Begin
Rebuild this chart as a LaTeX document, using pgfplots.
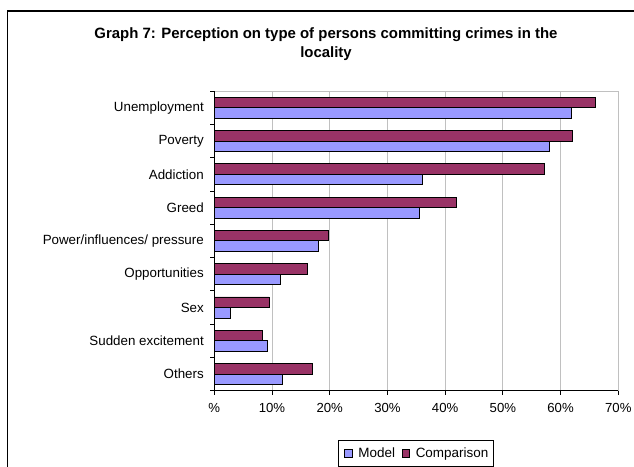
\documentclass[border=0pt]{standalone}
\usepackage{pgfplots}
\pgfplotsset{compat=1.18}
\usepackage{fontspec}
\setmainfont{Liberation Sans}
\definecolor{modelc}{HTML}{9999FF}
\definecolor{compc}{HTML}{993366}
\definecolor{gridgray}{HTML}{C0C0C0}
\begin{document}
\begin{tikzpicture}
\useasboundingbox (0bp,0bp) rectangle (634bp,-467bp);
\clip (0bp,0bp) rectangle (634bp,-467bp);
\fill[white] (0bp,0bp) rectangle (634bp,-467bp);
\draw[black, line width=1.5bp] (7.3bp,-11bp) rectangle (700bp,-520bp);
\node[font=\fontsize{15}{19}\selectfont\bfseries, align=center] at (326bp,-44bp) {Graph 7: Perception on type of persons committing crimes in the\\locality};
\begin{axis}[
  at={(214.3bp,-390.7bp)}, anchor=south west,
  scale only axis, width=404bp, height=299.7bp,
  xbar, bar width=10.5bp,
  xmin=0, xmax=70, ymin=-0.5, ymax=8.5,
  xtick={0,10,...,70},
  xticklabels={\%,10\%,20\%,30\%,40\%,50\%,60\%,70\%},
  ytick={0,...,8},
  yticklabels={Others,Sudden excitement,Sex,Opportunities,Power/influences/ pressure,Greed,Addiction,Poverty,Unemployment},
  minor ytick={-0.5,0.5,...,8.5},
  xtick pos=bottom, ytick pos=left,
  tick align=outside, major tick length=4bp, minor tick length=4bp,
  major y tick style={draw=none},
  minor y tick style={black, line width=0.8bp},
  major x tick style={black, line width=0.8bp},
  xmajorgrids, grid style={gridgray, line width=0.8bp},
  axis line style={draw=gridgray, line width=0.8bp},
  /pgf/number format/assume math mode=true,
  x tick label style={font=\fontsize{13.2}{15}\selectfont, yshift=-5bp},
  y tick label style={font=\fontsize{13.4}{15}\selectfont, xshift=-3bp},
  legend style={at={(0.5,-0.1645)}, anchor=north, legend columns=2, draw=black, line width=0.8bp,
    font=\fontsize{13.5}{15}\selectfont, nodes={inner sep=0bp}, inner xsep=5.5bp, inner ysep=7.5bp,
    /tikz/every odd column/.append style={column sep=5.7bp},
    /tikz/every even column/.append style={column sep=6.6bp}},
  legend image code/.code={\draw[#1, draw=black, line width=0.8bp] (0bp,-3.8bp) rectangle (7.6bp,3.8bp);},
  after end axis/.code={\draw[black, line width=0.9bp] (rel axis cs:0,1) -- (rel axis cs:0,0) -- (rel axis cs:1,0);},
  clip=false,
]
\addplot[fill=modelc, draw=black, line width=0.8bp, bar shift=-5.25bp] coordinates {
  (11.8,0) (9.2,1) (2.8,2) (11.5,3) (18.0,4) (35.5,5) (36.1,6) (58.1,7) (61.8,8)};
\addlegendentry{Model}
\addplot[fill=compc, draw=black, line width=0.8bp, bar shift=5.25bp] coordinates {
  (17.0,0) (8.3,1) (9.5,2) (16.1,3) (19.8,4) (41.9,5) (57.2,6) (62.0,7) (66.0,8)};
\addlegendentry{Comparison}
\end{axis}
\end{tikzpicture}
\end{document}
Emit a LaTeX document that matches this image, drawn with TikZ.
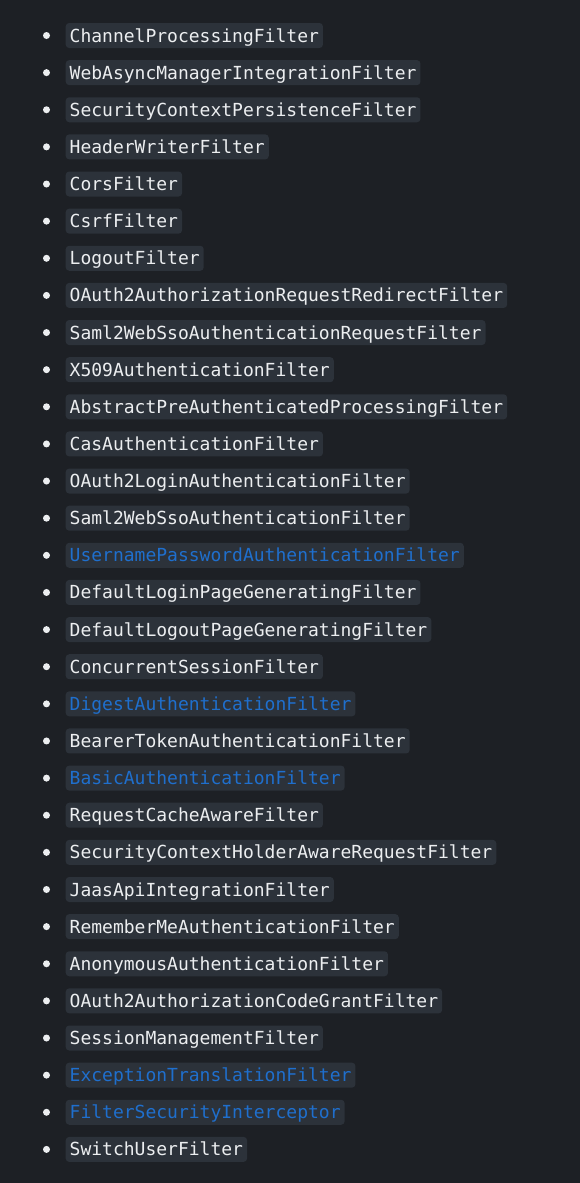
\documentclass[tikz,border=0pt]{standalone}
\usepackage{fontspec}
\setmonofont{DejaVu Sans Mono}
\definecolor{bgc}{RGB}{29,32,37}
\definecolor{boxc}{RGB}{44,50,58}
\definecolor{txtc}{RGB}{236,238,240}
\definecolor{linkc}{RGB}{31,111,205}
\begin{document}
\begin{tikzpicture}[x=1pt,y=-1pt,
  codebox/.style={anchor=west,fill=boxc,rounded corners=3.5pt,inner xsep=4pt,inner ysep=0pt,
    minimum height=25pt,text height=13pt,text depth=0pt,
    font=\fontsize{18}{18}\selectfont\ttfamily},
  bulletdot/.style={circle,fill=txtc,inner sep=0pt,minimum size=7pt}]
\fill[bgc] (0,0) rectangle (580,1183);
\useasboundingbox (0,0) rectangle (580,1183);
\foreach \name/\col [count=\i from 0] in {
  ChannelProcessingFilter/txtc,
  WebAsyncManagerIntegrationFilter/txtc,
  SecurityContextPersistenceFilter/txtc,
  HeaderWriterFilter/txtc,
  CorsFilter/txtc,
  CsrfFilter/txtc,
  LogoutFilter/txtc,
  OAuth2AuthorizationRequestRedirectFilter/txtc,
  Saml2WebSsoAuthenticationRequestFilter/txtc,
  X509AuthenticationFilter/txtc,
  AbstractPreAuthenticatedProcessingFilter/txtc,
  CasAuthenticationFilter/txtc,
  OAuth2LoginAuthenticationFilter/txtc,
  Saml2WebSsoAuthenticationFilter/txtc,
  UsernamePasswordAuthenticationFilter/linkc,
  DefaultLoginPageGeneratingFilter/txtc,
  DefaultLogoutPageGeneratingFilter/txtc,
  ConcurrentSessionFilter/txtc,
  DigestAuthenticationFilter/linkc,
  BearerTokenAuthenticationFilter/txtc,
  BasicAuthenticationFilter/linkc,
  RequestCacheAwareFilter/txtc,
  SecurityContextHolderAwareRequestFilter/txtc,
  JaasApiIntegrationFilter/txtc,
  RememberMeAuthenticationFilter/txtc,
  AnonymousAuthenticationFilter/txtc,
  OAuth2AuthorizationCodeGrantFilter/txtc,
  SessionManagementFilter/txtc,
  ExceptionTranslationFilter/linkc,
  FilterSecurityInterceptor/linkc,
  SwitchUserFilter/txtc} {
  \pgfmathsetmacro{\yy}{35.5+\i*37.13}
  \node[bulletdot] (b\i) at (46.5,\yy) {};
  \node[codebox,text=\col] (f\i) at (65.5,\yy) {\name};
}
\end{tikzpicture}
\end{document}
End
## Stated goal
Show the lines of the data that hold the word "image".

## Output
  legend image code/.code={\draw[#1, draw=black, line width=0.8bp] (0bp,-3.8bp) rectangle (7.6bp,3.8bp);},
Emit a LaTeX document that matches this image, drawn with TikZ.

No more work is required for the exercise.